The Lambda we check if there have been 3 failure events in the last 60 seconds and if so we fail immediately, this saves over 9 seconds of execution costs. As the error events expire after 60 seconds our failure events should gradually drop below 3 where we call the service again and check status.

1. The lambda queries the dynamoDB for errors added in the last 60 seconds for this service. If the number found is greater than our threshold we open the circuit. If the number is less we close the circuit and try calling the service. If an error occurs during that call an event is sent to EventBridge where it is routed to a lambda that inserts an error into DynamoDB with a 60 second TTL
2. The lambda queries the dynamoDB for errors added in the last 60 seconds for this service. In this scenario the number found is greater than our threshold so the lambda immediately responds with a failure rather than calling the real service.

CloudWatch

This solution uses CloudWatch Metrics and Alarms to control the circuit breaker. The beauty of this option is that it does not require any external state in our preferred database solution. It does however include a stepfunction to control the breaker as well as SQS + DLQ so I would consider this the most infrastructure and complexity heavy solution. It is also completely async because of the SQS.
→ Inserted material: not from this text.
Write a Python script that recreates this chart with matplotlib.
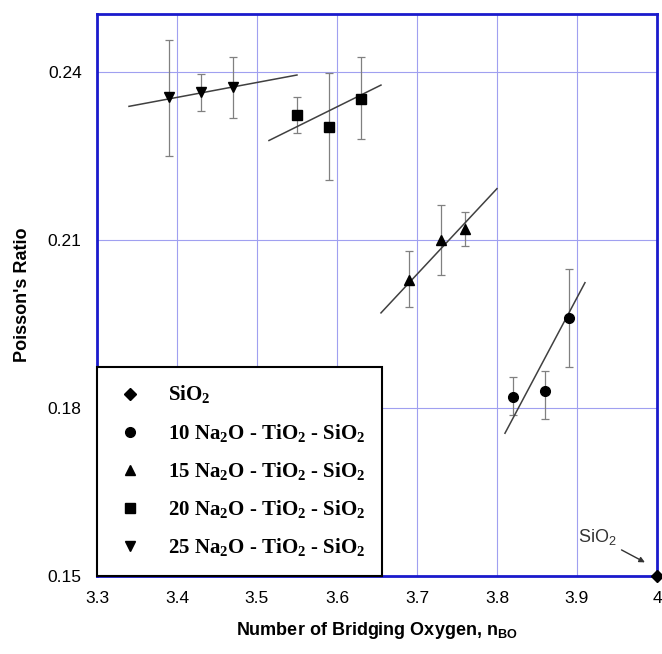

1. When the number of timeouts or errors exceed a threshold, a CloudWatch alarm is triggered — based on Lambda function metrics. To reduce false alarms, we should use a combination of ratio and sum metric thresholds.
2. When the CloudWatch alarm is triggered, a Lambda function disables the event source mapping. AWS Lambda will not poll the message queue from now on. The circuit breaker is in state “open”. Once the alarm falls back to OK, an AWS Step Function takes over: It periodically tries to invoke the protected function with a message from the queue. The circuit breaker is in state “half open”.
3. If a certain number of trial messages succeed, the step function enables the event source mapping again. AWS Lambda starts polling the queue again. The circuit breaker is back in state “closed”.

The Router Pattern (asynchronous)

The State Machine pattern is powerful because it provides us with simple tools to manage complexity, parallelism, error handling and more. However, Step Functions are not free and you’re likely to rack up some huge bills if you use them for everything. For less complex orchestrations where we’re less concerned about state transitions, we can handle them using the Router pattern.

In the example below, an asynchronous call to a Lambda function is determining which task type should be used to process the request. This is essentially a glorified switch statement, but it could also add some additional context and data enrichment if need be. Note that the main Lambda function is only invoking one of the three possible tasks here. As I mentioned before, asynchronous Lambdas should have a DLQ to catch failed invocations for replays, including the three “Task Type” Lambdas below. The tasks then do their jobs (whatever that may be). Here we’re simply writing to DynamoDB tables.

Pub/Sub Pattern (asynchronous)

In Publisher-Subscriber services publish events through a channel as messages. Multiple interested consumers listen to the events by subscribing to these channels. This pattern also applies to the client.

Services are decoupled. They work together by observing and reacting to the environment, and each other.

When new services and features are available they can subscribe, get events, and evolve independently.

Teams can focus on delivering value improving their core capabilities, without having to be focus on the complexity of the platform as a whole.

Considerations: Publisher / Subscriber is a great match for event-driven architectures. With lots of different options for messaging: SNS, Kinesis, Pub/Sub, Kafka, Pulsar, etc. These messaging services will take care of the infrastructure part of pub/sub, but given the asynchronous nature of messaging all the issues discussed previously — message ordering, duplication, expiration, idempotency, and eventual consistency, should be considered in the implementation.

Summary

• Avoid synchronous inter-service communications as far as possible.
• Prefer PubSub as your main asynchronous communication method for domain events.
• Use SQS for small task-based services focused around shared functionality.